The cultural imagery doesn’t bubble toward the surface the way it did in His House, either. To open the film, Menghini introduces a super-8 sequence of a Professor Aurhur Welles, in 1963 Mexico, pulling a mysterious crate from a hole in the ground. Ambar often dreams about this crate, and the puzzling creature living inside it. Where His House leverages African folklore for shocking frights, the pre-Columbian references in No One Gets Out Alive barely rise above incidental.

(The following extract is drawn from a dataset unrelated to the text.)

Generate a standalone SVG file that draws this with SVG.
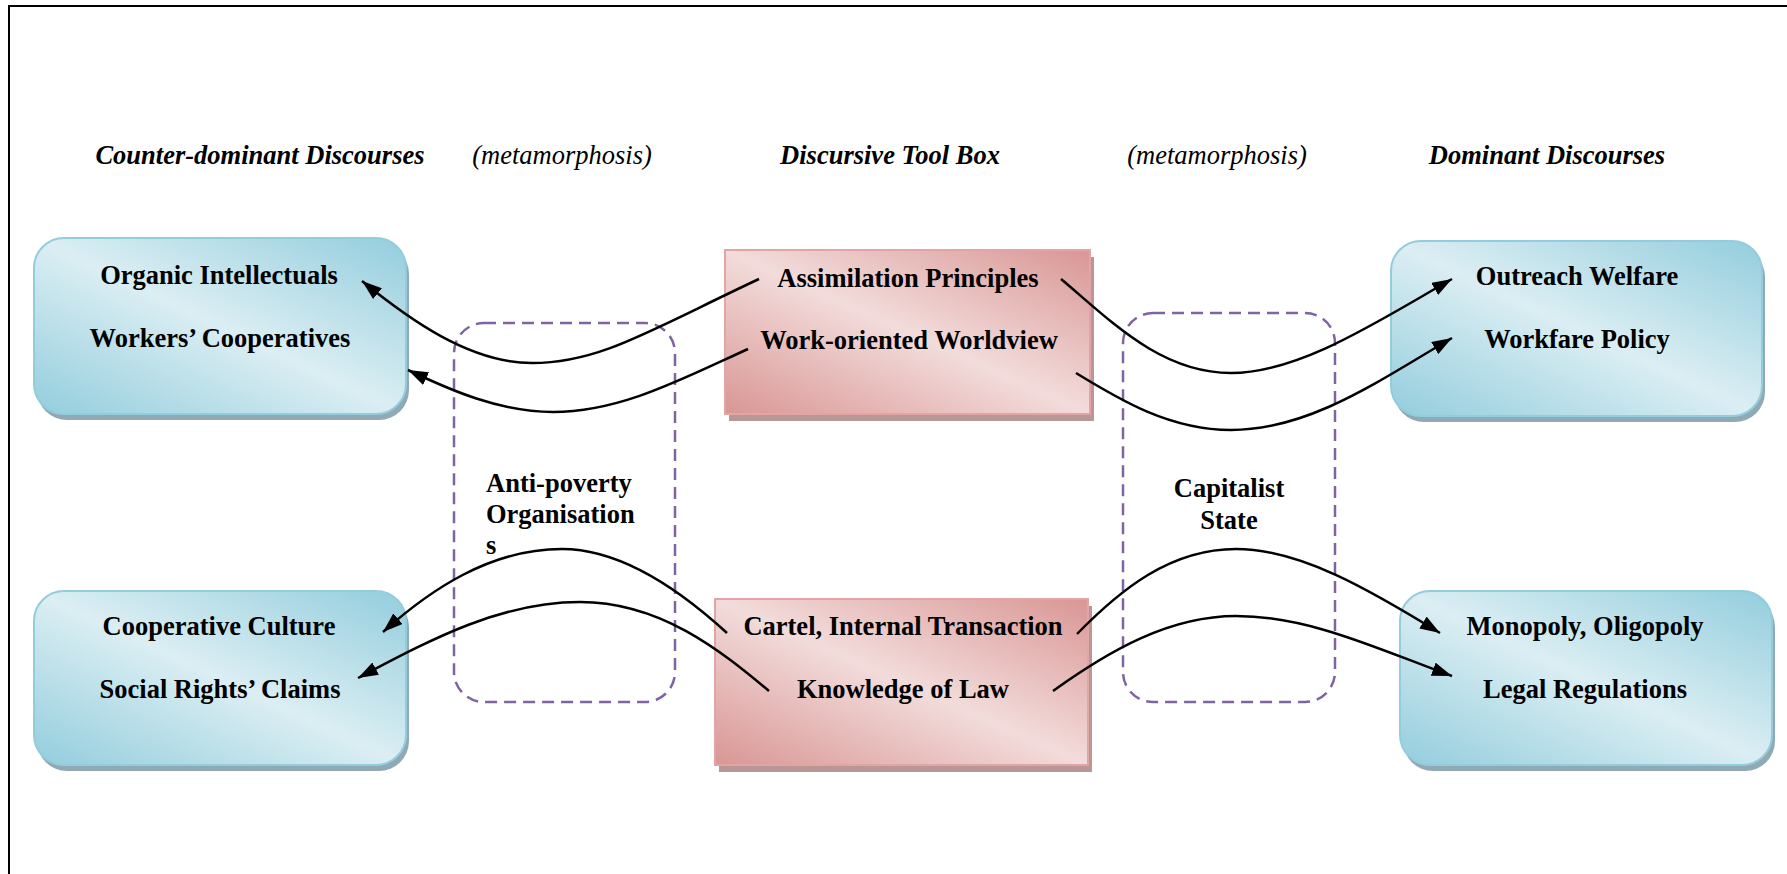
<svg xmlns="http://www.w3.org/2000/svg" width="1787" height="874" viewBox="0 0 1787 874">
  <defs>
    <linearGradient id="aqua" x1="0" y1="1" x2="1" y2="0">
      <stop offset="0" stop-color="#93CDDD"/>
      <stop offset="0.5" stop-color="#DBEEF3"/>
      <stop offset="1" stop-color="#93CDDD"/>
    </linearGradient>
    <linearGradient id="rose" x1="0" y1="1" x2="1" y2="0">
      <stop offset="0" stop-color="#D99694"/>
      <stop offset="0.5" stop-color="#F2DCDB"/>
      <stop offset="1" stop-color="#D99694"/>
    </linearGradient>
    <marker id="arrow" markerUnits="userSpaceOnUse" markerWidth="20" markerHeight="14" refX="20" refY="7" orient="auto">
      <path d="M0,0 L20,7 L0,14 z" fill="#000"/>
    </marker>
    <style>
      .t { font-family: "Liberation Serif", "Times New Roman", serif; font-size: 26.5px; font-weight: bold; fill: #000; }
      .mid { text-anchor: middle; }
      .head { font-style: italic; }
      .meta { font-family: "Liberation Serif", "Times New Roman", serif; font-size: 26.5px; font-style: italic; text-anchor: middle; fill: #000; }
      .blue { fill: url(#aqua); stroke: #93CDDD; stroke-width: 2; }
      .blue-sh { fill: #8FAAB5; }
      .pink { fill: url(#rose); stroke: #E3A5A4; stroke-width: 2; }
      .pink-sh { fill: #B99797; }
      .group { fill: none; stroke: #8064A2; stroke-width: 2.5; stroke-dasharray: 12 7; }
      .link { fill: none; stroke: #000; stroke-width: 2.5; marker-end: url(#arrow); }
    </style>
  </defs>

  <rect width="1787" height="874" fill="#fff"/>
  <!-- frame -->
  <path d="M9,874 V6 H1787" fill="none" stroke="#000" stroke-width="2"/>

  <!-- column headings -->
  <g id="headings">
    <text class="t mid head" x="260" y="164">Counter-dominant Discourses</text>
    <text class="meta" x="562" y="164">(metamorphosis)</text>
    <text class="t mid head" x="890" y="164">Discursive Tool Box</text>
    <text class="meta" x="1217" y="164">(metamorphosis)</text>
    <text class="t mid head" x="1547" y="164">Dominant Discourses</text>
  </g>

  <!-- dashed groupings -->
  <g id="anti-poverty">
    <rect class="group" x="454" y="323" width="221" height="379" rx="30"/>
    <text class="t" x="486" y="492">Anti-poverty</text>
    <text class="t" x="486" y="523">Organisation</text>
    <text class="t" x="486" y="554">s</text>
  </g>
  <g id="capitalist-state">
    <rect class="group" x="1123" y="313" width="212" height="389" rx="30"/>
    <text class="t mid" x="1229" y="497">Capitalist</text>
    <text class="t mid" x="1229" y="529">State</text>
  </g>

  <!-- counter-dominant side -->
  <g id="counter-top">
    <rect class="blue-sh" x="37" y="244" width="372" height="176" rx="30"/>
    <rect class="blue" x="34" y="238" width="372" height="176" rx="30"/>
    <text class="t mid" x="219" y="284">Organic Intellectuals</text>
    <text class="t mid" x="220" y="347">Workers’ Cooperatives</text>
  </g>
  <g id="counter-bottom">
    <rect class="blue-sh" x="37" y="597" width="372" height="174" rx="30"/>
    <rect class="blue" x="34" y="591" width="372" height="174" rx="30"/>
    <text class="t mid" x="219" y="635">Cooperative Culture</text>
    <text class="t mid" x="220" y="698">Social Rights’ Claims</text>
  </g>

  <!-- tool box -->
  <g id="toolbox-top">
    <rect class="pink-sh" x="729" y="257" width="365" height="164"/>
    <rect class="pink" x="725" y="250" width="365" height="164"/>
    <text class="t mid" x="908" y="287">Assimilation Principles</text>
    <text class="t mid" x="909" y="349">Work-oriented Worldview</text>
  </g>
  <g id="toolbox-bottom">
    <rect class="pink-sh" x="719" y="606" width="373" height="166"/>
    <rect class="pink" x="715" y="599" width="373" height="166"/>
    <text class="t mid" x="903" y="635">Cartel, Internal Transaction</text>
    <text class="t mid" x="903" y="698">Knowledge of Law</text>
  </g>

  <!-- dominant side -->
  <g id="dominant-top">
    <rect class="blue-sh" x="1394" y="247" width="371" height="175" rx="30"/>
    <rect class="blue" x="1391" y="241" width="371" height="175" rx="30"/>
    <text class="t mid" x="1577" y="285">Outreach Welfare</text>
    <text class="t mid" x="1577" y="348">Workfare Policy</text>
  </g>
  <g id="dominant-bottom">
    <rect class="blue-sh" x="1403" y="597" width="372" height="174" rx="30"/>
    <rect class="blue" x="1400" y="591" width="372" height="174" rx="30"/>
    <text class="t mid" x="1585" y="635">Monopoly, Oligopoly</text>
    <text class="t mid" x="1585" y="698">Legal Regulations</text>
  </g>

  <!-- metamorphosis paths -->
  <g id="connectors">
    <path class="link" d="M759,279 C650,330 600,363 532,363 C470,363 410,320 362,281"/>
    <path class="link" d="M748,349 C680,380 620,412 553,412 C500,412 450,390 408,370"/>
    <path class="link" d="M1061,279 C1110,320 1160,373 1231,373 C1300,373 1380,320 1452,279"/>
    <path class="link" d="M1076,373 C1120,400 1170,430 1231,430 C1310,430 1380,380 1452,338"/>
    <path class="link" d="M727,633 C680,590 620,549 562,549 C490,549 430,590 383,632"/>
    <path class="link" d="M769,691 C720,650 660,602 580,602 C500,602 430,640 358,678"/>
    <path class="link" d="M1077,634 C1120,590 1170,549 1236,549 C1300,549 1370,590 1440,633"/>
    <path class="link" d="M1053,691 C1110,650 1170,616 1236,616 C1310,616 1380,650 1452,676"/>
  </g>
</svg>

Cristina Rodlo as Ambar is stalked in the dark by a glowing-eyed ghost in No One Gets Out Alive Photo: Netflix

Apart from the eerie costuming and the affecting glowing-eyes practical effect, the ghosts who populate the Victorian house are also rendered moot. They don’t attack Ambar. Instead, she witnesses how they died at a woman’s hands. Since the movie begins with ghosts attacking a woman, and it’s clear that gender isn’t an issue in their targeting, it’s odd that no explanation is offered for how or why Ambar remains untouched. Instead the main threat to her appears to be Red’s older brother Becker (David Figlioli), a hulking mass labeled by Red as mentally unwell.

The ghosts represent the many ways No One Gets Out Alive breaks its own rules. When the mysterious creature appears onscreen, Menghini pitches it as a beast that lulls victims into deep sleeps, where their loved ones are apparitions used by the beast to lull them into complacency. The restive state allows the colorful demon to decapitate its prey. In the closing scenes, however, which feature lots of blood and retribution, the creature doesn’t carry out any of this supposed killing ritual.

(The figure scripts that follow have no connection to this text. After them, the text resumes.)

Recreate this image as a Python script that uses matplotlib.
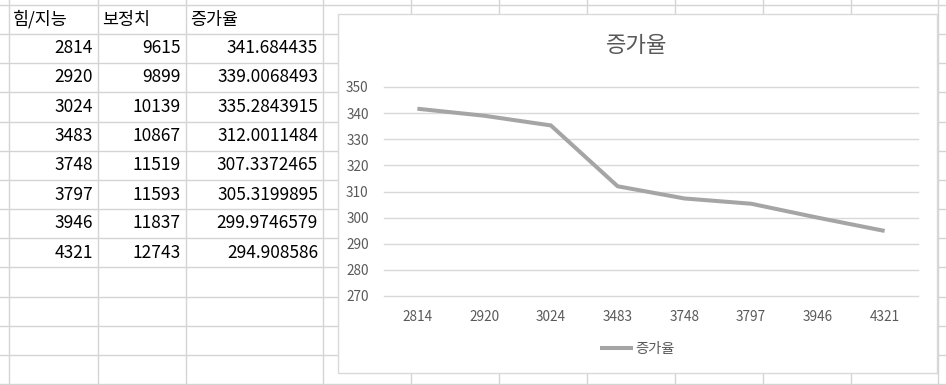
import matplotlib
matplotlib.use("Agg")
import matplotlib.pyplot as plt
from matplotlib.patches import Rectangle

plt.rcParams['font.family'] = ['Noto Sans CJK KR', 'DejaVu Sans']

# data from the sheet
headers = ["힘/지능", "보정치", "증가율"]
stat = [2814, 2920, 3024, 3483, 3748, 3797, 3946, 4321]
bonus = [9615, 9899, 10139, 10867, 11519, 11593, 11837, 12743]
rate = [341.684435, 339.0068493, 335.2843915, 312.0011484,
        307.3372465, 305.3199895, 299.9746579, 294.908586]
yticks = [270, 280, 290, 300, 310, 320, 330, 340, 350]

W, H = 946, 385
fig = plt.figure(figsize=(W / 100, H / 100), dpi=100)

# spreadsheet background, pixel coords
bg = fig.add_axes([0, 0, 1, 1])
bg.set_xlim(0, W)
bg.set_ylim(H, 0)
bg.axis("off")

grid_c = "#d4d4d4"
row_lines = [5, 33.5, 63, 92, 121.5, 150.5, 180, 209, 238, 267, 296.5, 325.5, 354.5, 383.5]
col_lines = [9, 98, 186, 323, 410.5, 499, 587, 675, 763, 851, 938]
for y in row_lines:
    bg.plot([0, W], [y, y], color=grid_c, lw=1, zorder=1)
for x in col_lines:
    bg.plot([x, x], [0, H], color=grid_c, lw=1, zorder=1)

# header row
hx = [13, 102, 190]
for x, h in zip(hx, headers):
    bg.text(x, 19.5, h, fontsize=12.5, ha="left", va="center", color="black", zorder=2)

# data rows
right = [93, 181, 318]
for i in range(len(stat)):
    yc = (row_lines[i + 1] + row_lines[i + 2]) / 2
    vals = [str(stat[i]), str(bonus[i]), str(rate[i])]
    for x, v in zip(right, vals):
        bg.text(x, yc, v, fontsize=12.5, ha="right", va="center", color="black", zorder=2)

# chart box
bg.add_patch(Rectangle((338, 14), 599, 359, facecolor="white",
                       edgecolor="#d9d9d9", lw=1, zorder=3))

txt_c = "#595959"
bg.text(637, 46, "증가율", fontsize=16, ha="center", va="center", color=txt_c, zorder=4)

# plot area
px0, px1, py0, py1 = 384, 918, 87, 296
ax = fig.add_axes([px0 / W, (H - py1) / H, (px1 - px0) / W, (py1 - py0) / H])
ax.patch.set_alpha(0)
ax.set_zorder(5)

x = list(range(len(stat)))
ax.plot(x, rate, color="#a5a5a5", lw=2.9, solid_capstyle="butt",
        solid_joinstyle="miter", label="증가율", zorder=3)

ax.set_xlim(-0.5, len(stat) - 0.5)
ax.set_ylim(270, 350)
ax.set_yticks(yticks)
ax.set_xticks(x)
ax.set_xticklabels([str(s) for s in stat])
ax.yaxis.grid(True, color="#d9d9d9", lw=1, clip_on=False)
ax.set_axisbelow(True)
for s in ax.spines.values():
    s.set_visible(False)
ax.tick_params(axis="both", length=0, labelsize=9.8, labelcolor=txt_c)
ax.tick_params(axis="y", pad=11)
ax.tick_params(axis="x", pad=10)

ax.legend(loc="center", bbox_to_anchor=(637.5 / W, (H - 349) / H),
          bbox_transform=fig.transFigure, frameon=False, fontsize=10.3,
          handlelength=2.3, handletextpad=0.2, labelcolor=txt_c)

fig.savefig("out.png", dpi=100)
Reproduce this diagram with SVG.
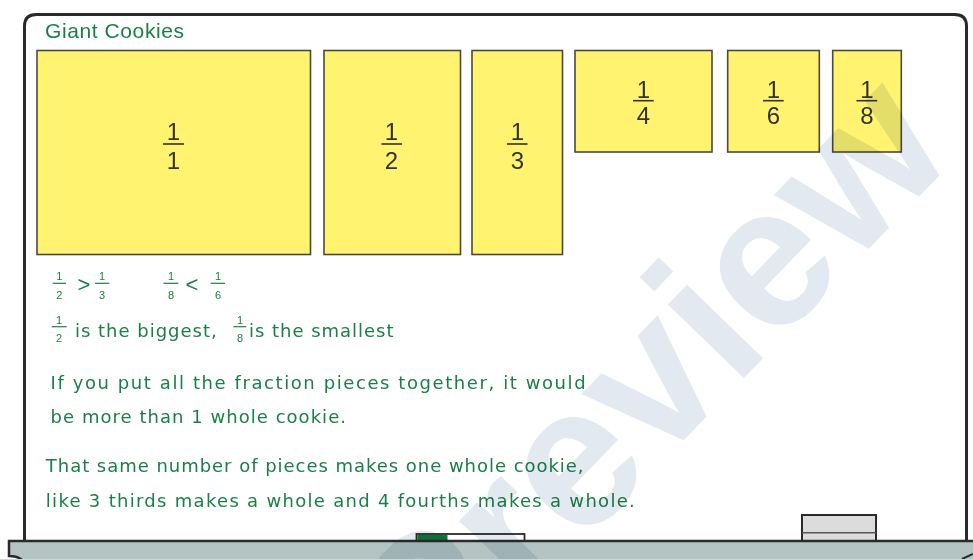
<svg xmlns="http://www.w3.org/2000/svg" width="973" height="559" viewBox="0 0 973 559">
<defs>
<style>
.card{fill:#fff370;stroke:#4a4a40;stroke-width:1.6}
.dig{font-family:"Liberation Sans",Arial,sans-serif;font-size:24px;fill:#333;text-anchor:middle}
.bar{stroke:#333;stroke-width:1.6}
.g{font-family:"Liberation Sans",Arial,sans-serif;fill:#1b8046}
.txt{font-family:"DejaVu Sans",sans-serif;font-size:18px}
.sm{font-size:11px;text-anchor:middle}
.gbar{stroke:#1b8046;stroke-width:1.2}
.op{font-size:22px;text-anchor:middle}
</style>
</defs>
<rect width="973" height="559" fill="#fff"/>
<g id="board">
<path d="M24.5,541 V26 Q24.5,14.5 36.5,14.5 H954.5 Q966.5,14.5 966.5,26 V541" fill="#fff" stroke="#2a2a2a" stroke-width="3"/>
</g>
<g id="title"><text class="g" x="45" y="38" font-size="21" textLength="139">Giant Cookies</text></g>
<g id="card-1">
<rect class="card" x="37" y="50.5" width="273.5" height="204"/>
<text class="dig" x="173.5" y="140">1</text>
<line class="bar" x1="163" y1="144" x2="184" y2="144"/>
<text class="dig" x="173.5" y="168.5">1</text>
</g>
<g id="card-2">
<rect class="card" x="324" y="50.5" width="136.5" height="204"/>
<text class="dig" x="391.5" y="140">1</text>
<line class="bar" x1="381.5" y1="144" x2="402" y2="144"/>
<text class="dig" x="391.5" y="169">2</text>
</g>
<g id="card-3">
<rect class="card" x="472" y="50.5" width="90.5" height="204"/>
<text class="dig" x="517.5" y="140">1</text>
<line class="bar" x1="507" y1="144" x2="527.5" y2="144"/>
<text class="dig" x="517.5" y="169">3</text>
</g>
<g id="card-4">
<rect class="card" x="575" y="50.5" width="137" height="101.5"/>
<text class="dig" x="643.5" y="98">1</text>
<line class="bar" x1="633" y1="100.7" x2="653.7" y2="100.7"/>
<text class="dig" x="643.5" y="124">4</text>
</g>
<g id="card-6">
<rect class="card" x="727.7" y="50.5" width="91.6" height="101.5"/>
<text class="dig" x="773.5" y="98">1</text>
<line class="bar" x1="763" y1="100.7" x2="783.7" y2="100.7"/>
<text class="dig" x="773.5" y="124">6</text>
</g>
<g id="card-8">
<rect class="card" x="832.7" y="50.5" width="68.6" height="101.5"/>
<text class="dig" x="867" y="98">1</text>
<line class="bar" x1="856.5" y1="100.7" x2="877.2" y2="100.7"/>
<text class="dig" x="867" y="124">8</text>
</g>
<g id="compare-1">
<text class="g sm" x="59.3" y="279.5">1</text>
<line class="gbar" x1="52.7" y1="283.3" x2="66" y2="283.3"/>
<text class="g sm" x="59.3" y="298.5">2</text>
<text class="g op" x="84" y="291.5">&gt;</text>
<text class="g sm" x="102" y="279.5">1</text>
<line class="gbar" x1="95" y1="283.3" x2="109.3" y2="283.3"/>
<text class="g sm" x="102" y="298.5">3</text>
</g>
<g id="compare-2">
<text class="g sm" x="171" y="279.5">1</text>
<line class="gbar" x1="163.5" y1="283.3" x2="178.3" y2="283.3"/>
<text class="g sm" x="171" y="298.5">8</text>
<text class="g op" x="192" y="291.5">&lt;</text>
<text class="g sm" x="218" y="279.5">1</text>
<line class="gbar" x1="210.7" y1="283.3" x2="225" y2="283.3"/>
<text class="g sm" x="218" y="298.5">6</text>
</g>
<g id="line-2">
<text class="g sm" x="59" y="323.5">1</text>
<line class="gbar" x1="51.7" y1="326.7" x2="66.7" y2="326.7"/>
<text class="g sm" x="59" y="342.3">2</text>
<text class="g txt" x="75" y="336.7" textLength="141.7">is the biggest,</text>
<text class="g sm" x="240" y="323.5">1</text>
<line class="gbar" x1="233.3" y1="326.7" x2="246.3" y2="326.7"/>
<text class="g sm" x="240" y="342.3">8</text>
<text class="g txt" x="249" y="336.7" textLength="144.5">is the smallest</text>
</g>
<g id="paragraph-1">
<text class="g txt" x="50.6" y="389.3" textLength="535">If you put all the fraction pieces together, it would</text>
<text class="g txt" x="50.6" y="423.3" textLength="295.4">be more than 1 whole cookie.</text>
</g>
<g id="paragraph-2">
<text class="g txt" x="45.8" y="471.7" textLength="537.8">That same number of pieces makes one whole cookie,</text>
<text class="g txt" x="45.8" y="506.7" textLength="589">like 3 thirds makes a whole and 4 fourths makes a whole.</text>
</g>
<g id="marker">
<rect x="416.5" y="534" width="108" height="7" fill="#fff" stroke="#2a2a2a" stroke-width="1.8"/>
<rect x="417.5" y="535" width="30" height="5" fill="#0f7a3c"/>
</g>
<g id="eraser">
<rect x="802" y="515" width="74" height="26" fill="#dcdcdc" stroke="#2a2a2a" stroke-width="2"/>
<line x1="802" y1="532.7" x2="876" y2="532.7" stroke="#555" stroke-width="1.5"/>
</g>
<g id="ledge">
<path d="M9,541 H975 V560 H22 Q18,556 9,556 Z" fill="#b3c4c3"/>
<path d="M975,541 H9 V556 Q18,556 22,560" fill="none" stroke="#2a2a2a" stroke-width="2.5"/>
<path d="M962,559 L973,554" stroke="#2a2a2a" stroke-width="2"/>
</g>
<text x="433" y="700" transform="rotate(-46 433 700)" font-family="Liberation Sans, Arial, sans-serif" font-weight="bold" font-size="200" fill="#e3e9f0" style="mix-blend-mode:multiply">Preview</text>
</svg>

No One Gets Out Alive doesn’t retool the haunted-house premise, and doesn’t use its familiar constructs for further frights. Nor does it leverage the theme of immigration for scares or compelling commentary. Instead, Menghini’s vision is a dull ride suffering from uneven writing. The looseness of the immigration themes is dispiriting, because so often, horror can cause audiences to rethink past their misconceptions, and see people in their realest humanity. In a moment where immigration remains a hot-button topic, and dehumanization of immigrants continues worldwide, this film doesn’t just fail to offer the requisite scares, it does little to remake the conversation, or offer any kind of meaningful empathy or insight.

No One Gets Out Alive is streaming on Netflix now.